Part II. The Anti-Materialist Project of “The Bourgeois Era”
It is a materialist prejudice common in scholarship from 1890 to 1980 that economic results must have economic causes. But ideas caused the modern world. The point can be made by looking through each of the materialist explanations, from the “original accumulation” favored by early Marxist historians to the “new institutionalism” favored by late Samuelsonian economists. The book present does so, and finds them surprisingly weak. The residual is ideas, in particular the Bourgeois Revaluation of the 17th and 18th centuries in northwest Europe. The argument takes six books, constituting a full-scale defense of capitalism. One is already published (The Bourgeois Virtues: Ethics for an Age of Commerce 2006), and this is volume 2. Volume 3 will explore exactly how the Revaluation occurred, first in Holland and then by imitation in England, Scotland, Pennsylvania, and the world. Volume 4 explores the balance of interest (Max U) and language in explaining the Industrial Revolution and its longer-term consequences; volume 5 explains why the clerisy of elite artists and intellectuals turned against innovation after 1848; and volume 6 asks which of the present-day complaints about free-market economies has merit. Since the sestet (“The Bourgeois Era”) is a defense, one can expect not to find arguments that globalization is bad for the poor, or that innovation has destroyed the environment. Both left and right are suspicious of the modern world, often for the same reasons. “The Bourgeois Era” argues that both are mistaken: that innovation has elevated people, in more than goods alone.

Dr. McCloskey,
I am deeply sympathethic to your attempt at a meaningful retrieval of the practices of innovation and bourgeois values that form the basis of the Modern world. You are also right to wish a pox on both the houses of the left and right.
I think though that you may have misinterpreted Holmes’ remarks on eugenics. Holmes, at least in my readings appears to be an allyto your cause. A stauch defender of the “marketplace of ideas” as well as against all tawdry moralizing about Truth with a capital “T”.

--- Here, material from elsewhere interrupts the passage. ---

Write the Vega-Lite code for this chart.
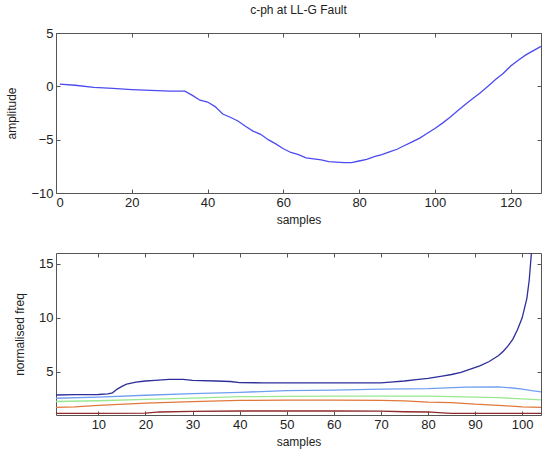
{
  "$schema": "https://vega.github.io/schema/vega-lite/v6.json",
  "autosize": {"type": "none"},
  "padding": {"left": 56, "top": 33, "right": 494, "bottom": 429},
  "background": "white",
  "config": {
    "font": "Liberation Sans",
    "view": {"stroke": "#555", "strokeWidth": 1},
    "axis": {
      "grid": false,
      "domain": false,
      "tickColor": "#555",
      "tickSize": 4,
      "labelFontSize": 13,
      "labelColor": "#222",
      "titleFontSize": 12,
      "titleFontWeight": "normal",
      "titleColor": "#222",
      "labelFont": "Liberation Sans",
      "titleFont": "Liberation Sans"
    }
  },
  "bounds": "flush",
  "spacing": 60,
  "datasets": {
    "top": [
      {"s": 1, "v": 0.2}, {"s": 5, "v": 0.1}, {"s": 10, "v": -0.1}, {"s": 15, "v": -0.2},
      {"s": 20, "v": -0.3}, {"s": 25, "v": -0.37}, {"s": 30, "v": -0.44}, {"s": 34, "v": -0.45},
      {"s": 36, "v": -0.85}, {"s": 38, "v": -1.3}, {"s": 40, "v": -1.47}, {"s": 42, "v": -1.9},
      {"s": 44, "v": -2.6}, {"s": 46, "v": -2.9}, {"s": 48, "v": -3.25}, {"s": 50, "v": -3.75},
      {"s": 52, "v": -4.2}, {"s": 54, "v": -4.5}, {"s": 56, "v": -5.0}, {"s": 58, "v": -5.4},
      {"s": 60, "v": -5.85}, {"s": 62, "v": -6.2}, {"s": 64, "v": -6.4}, {"s": 66, "v": -6.7},
      {"s": 68, "v": -6.8}, {"s": 70, "v": -6.9}, {"s": 72, "v": -7.05}, {"s": 74, "v": -7.1},
      {"s": 76, "v": -7.15}, {"s": 78, "v": -7.15}, {"s": 80, "v": -7.0}, {"s": 82, "v": -6.85},
      {"s": 84, "v": -6.6}, {"s": 86, "v": -6.4}, {"s": 88, "v": -6.15}, {"s": 90, "v": -5.9},
      {"s": 92, "v": -5.55}, {"s": 94, "v": -5.2}, {"s": 96, "v": -4.85}, {"s": 98, "v": -4.4},
      {"s": 100, "v": -3.95}, {"s": 102, "v": -3.45}, {"s": 104, "v": -2.9}, {"s": 106, "v": -2.3},
      {"s": 108, "v": -1.7}, {"s": 110, "v": -1.15}, {"s": 112, "v": -0.6}, {"s": 114, "v": 0.0},
      {"s": 116, "v": 0.65}, {"s": 118, "v": 1.2}, {"s": 120, "v": 1.9}, {"s": 122, "v": 2.45},
      {"s": 124, "v": 2.95}, {"s": 126, "v": 3.35}, {"s": 128, "v": 3.75}
    ],
    "bottom": [
      {"k": "a", "s": 1, "f": 2.85}, {"k": "a", "s": 5, "f": 2.88}, {"k": "a", "s": 10, "f": 2.9},
      {"k": "a", "s": 12, "f": 2.95}, {"k": "a", "s": 13, "f": 3.05}, {"k": "a", "s": 14, "f": 3.4},
      {"k": "a", "s": 15, "f": 3.65}, {"k": "a", "s": 16, "f": 3.85}, {"k": "a", "s": 18, "f": 4.05},
      {"k": "a", "s": 20, "f": 4.15}, {"k": "a", "s": 22, "f": 4.2}, {"k": "a", "s": 25, "f": 4.3},
      {"k": "a", "s": 28, "f": 4.3}, {"k": "a", "s": 30, "f": 4.2}, {"k": "a", "s": 35, "f": 4.15},
      {"k": "a", "s": 38, "f": 4.1}, {"k": "a", "s": 40, "f": 4.0}, {"k": "a", "s": 45, "f": 3.98},
      {"k": "a", "s": 50, "f": 3.97}, {"k": "a", "s": 60, "f": 3.97}, {"k": "a", "s": 70, "f": 3.97},
      {"k": "a", "s": 72, "f": 4.05}, {"k": "a", "s": 75, "f": 4.15}, {"k": "a", "s": 78, "f": 4.3},
      {"k": "a", "s": 80, "f": 4.4}, {"k": "a", "s": 83, "f": 4.6}, {"k": "a", "s": 85, "f": 4.75},
      {"k": "a", "s": 87, "f": 4.95}, {"k": "a", "s": 89, "f": 5.25}, {"k": "a", "s": 91, "f": 5.55},
      {"k": "a", "s": 93, "f": 5.95}, {"k": "a", "s": 95, "f": 6.5}, {"k": "a", "s": 96, "f": 6.9},
      {"k": "a", "s": 97, "f": 7.4}, {"k": "a", "s": 98, "f": 8.0}, {"k": "a", "s": 99, "f": 8.9},
      {"k": "a", "s": 100, "f": 10.0}, {"k": "a", "s": 101, "f": 11.8}, {"k": "a", "s": 101.5, "f": 13.5},
      {"k": "a", "s": 102, "f": 16.2},
      {"k": "b", "s": 1, "f": 2.55}, {"k": "b", "s": 10, "f": 2.65}, {"k": "b", "s": 20, "f": 2.83},
      {"k": "b", "s": 30, "f": 2.97}, {"k": "b", "s": 40, "f": 3.1}, {"k": "b", "s": 50, "f": 3.25},
      {"k": "b", "s": 60, "f": 3.3}, {"k": "b", "s": 70, "f": 3.4}, {"k": "b", "s": 80, "f": 3.45},
      {"k": "b", "s": 88, "f": 3.58}, {"k": "b", "s": 95, "f": 3.6}, {"k": "b", "s": 98, "f": 3.5},
      {"k": "b", "s": 100, "f": 3.4}, {"k": "b", "s": 102, "f": 3.25}, {"k": "b", "s": 104, "f": 3.15},
      {"k": "c", "s": 1, "f": 2.25}, {"k": "c", "s": 10, "f": 2.32}, {"k": "c", "s": 20, "f": 2.45},
      {"k": "c", "s": 30, "f": 2.57}, {"k": "c", "s": 40, "f": 2.7}, {"k": "c", "s": 50, "f": 2.72},
      {"k": "c", "s": 60, "f": 2.75}, {"k": "c", "s": 70, "f": 2.75}, {"k": "c", "s": 80, "f": 2.75},
      {"k": "c", "s": 90, "f": 2.65}, {"k": "c", "s": 95, "f": 2.6}, {"k": "c", "s": 100, "f": 2.5},
      {"k": "c", "s": 104, "f": 2.4},
      {"k": "d", "s": 1, "f": 1.7}, {"k": "d", "s": 5, "f": 1.75}, {"k": "d", "s": 10, "f": 1.9},
      {"k": "d", "s": 20, "f": 2.1}, {"k": "d", "s": 30, "f": 2.23}, {"k": "d", "s": 40, "f": 2.35},
      {"k": "d", "s": 50, "f": 2.38}, {"k": "d", "s": 60, "f": 2.38}, {"k": "d", "s": 70, "f": 2.36},
      {"k": "d", "s": 75, "f": 2.3}, {"k": "d", "s": 80, "f": 2.2}, {"k": "d", "s": 85, "f": 2.15},
      {"k": "d", "s": 90, "f": 2.0}, {"k": "d", "s": 95, "f": 1.9}, {"k": "d", "s": 100, "f": 1.75},
      {"k": "d", "s": 104, "f": 1.7},
      {"k": "e", "s": 1, "f": 1.15}, {"k": "e", "s": 10, "f": 1.15}, {"k": "e", "s": 20, "f": 1.18},
      {"k": "e", "s": 23, "f": 1.28}, {"k": "e", "s": 30, "f": 1.33}, {"k": "e", "s": 40, "f": 1.37},
      {"k": "e", "s": 50, "f": 1.37}, {"k": "e", "s": 60, "f": 1.37}, {"k": "e", "s": 70, "f": 1.36},
      {"k": "e", "s": 75, "f": 1.3}, {"k": "e", "s": 80, "f": 1.28}, {"k": "e", "s": 83, "f": 1.2},
      {"k": "e", "s": 85, "f": 1.15}, {"k": "e", "s": 90, "f": 1.15}, {"k": "e", "s": 100, "f": 1.15},
      {"k": "e", "s": 104, "f": 1.15}
    ]
  },
  "vconcat": [
    {
      "width": 485,
      "height": 160,
      "title": {"text": "c-ph at LL-G Fault", "fontSize": 12, "fontWeight": "normal", "color": "#222", "offset": 10, "font": "Liberation Sans"},
      "data": {"name": "top"},
      "layer": [
        {
          "mark": {"type": "line", "color": "#4b4bf0", "strokeWidth": 1.3},
          "encoding": {
            "x": {"field": "s", "type": "quantitative", "scale": {"domain": [0, 128], "nice": false, "zero": false},
                  "axis": {"title": "samples", "values": [0, 20, 40, 60, 80, 100, 120], "ticks": false, "labelPadding": 3, "titlePadding": 5}},
            "y": {"field": "v", "type": "quantitative", "scale": {"domain": [-10, 5], "nice": false},
                  "axis": {"title": "amplitude", "values": [-10, -5, 0, 5], "ticks": false, "labelPadding": 3, "titlePadding": 12}}
          }
        },
        {
          "mark": {"type": "point", "opacity": 0},
          "encoding": {
            "x": {"field": "s", "type": "quantitative", "axis": {"orient": "bottom", "offset": -4, "labels": false, "title": null, "values": [0, 20, 40, 60, 80, 100, 120]}},
            "y": {"field": "v", "type": "quantitative", "axis": {"orient": "left", "offset": -4, "labels": false, "title": null, "values": [-10, -5, 0, 5]}}
          }
        },
        {
          "mark": {"type": "point", "opacity": 0},
          "encoding": {
            "x": {"field": "s", "type": "quantitative", "axis": {"orient": "top", "offset": -4, "labels": false, "title": null, "values": [0, 20, 40, 60, 80, 100, 120]}},
            "y": {"field": "v", "type": "quantitative", "axis": {"orient": "right", "offset": -4, "labels": false, "title": null, "values": [-10, -5, 0, 5]}}
          }
        }
      ],
      "resolve": {"axis": {"x": "independent", "y": "independent"}}
    },
    {
      "width": 485,
      "height": 162,
      "data": {"name": "bottom"},
      "layer": [
        {
          "mark": {"type": "line", "strokeWidth": 1.3, "clip": true},
          "encoding": {
            "x": {"field": "s", "type": "quantitative", "scale": {"domain": [1, 104], "nice": false, "zero": false},
                  "axis": {"title": "samples", "values": [10, 20, 30, 40, 50, 60, 70, 80, 90, 100], "ticks": false, "labelPadding": 3, "titlePadding": 5}},
            "y": {"field": "f", "type": "quantitative", "scale": {"domain": [1, 16], "nice": false, "zero": false},
                  "axis": {"title": "normalised freq", "values": [5, 10, 15], "ticks": false, "labelPadding": 3, "titlePadding": 12}},
            "color": {"field": "k", "type": "nominal", "legend": null,
                      "scale": {"domain": ["a", "b", "c", "d", "e"], "range": ["#2e2e9a", "#6f9ff0", "#98e890", "#e0783c", "#8e2a2a"]}}
          }
        },
        {
          "mark": {"type": "point", "opacity": 0},
          "encoding": {
            "x": {"field": "s", "type": "quantitative", "axis": {"orient": "bottom", "offset": -4, "labels": false, "title": null, "values": [10, 20, 30, 40, 50, 60, 70, 80, 90, 100]}},
            "y": {"field": "f", "type": "quantitative", "axis": {"orient": "left", "offset": -4, "labels": false, "title": null, "values": [5, 10, 15]}}
          }
        },
        {
          "mark": {"type": "point", "opacity": 0},
          "encoding": {
            "x": {"field": "s", "type": "quantitative", "axis": {"orient": "top", "offset": -4, "labels": false, "title": null, "values": [10, 20, 30, 40, 50, 60, 70, 80, 90, 100]}},
            "y": {"field": "f", "type": "quantitative", "axis": {"orient": "right", "offset": -4, "labels": false, "title": null, "values": [5, 10, 15]}}
          }
        }
      ],
      "resolve": {"axis": {"x": "independent", "y": "independent"}}
    }
  ]
}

Holmes is often a controversial figure precisely becasue the comments tend to be taken out of context. His views are much closer to Sir Isaiah Berlin’s than to any eugenicist.
He is of particular interest because he was a supporter of freedom of contract and disliked intensely the attempts by judges to assume that a robe was equal to the mantle of Truth.
Even so, this is a minor quibble. I very much look forward to such a worthwhile project. Anything that would bring back a Knightian sense of humanistic activity to economics and a reinvigoration of the rehtorical world-view is to be lauded. It is a return to the Chicago School but a generation earlier than commonly thought.
Written by Ujjval Vyas on August 8th, 2009.Dear Mr. Vyas,
Thanks for your support. We Knightians need to stick together!
As to Holmes and eugenics. Well, have a look at Al Alschuler’s intellectual biography of the great man.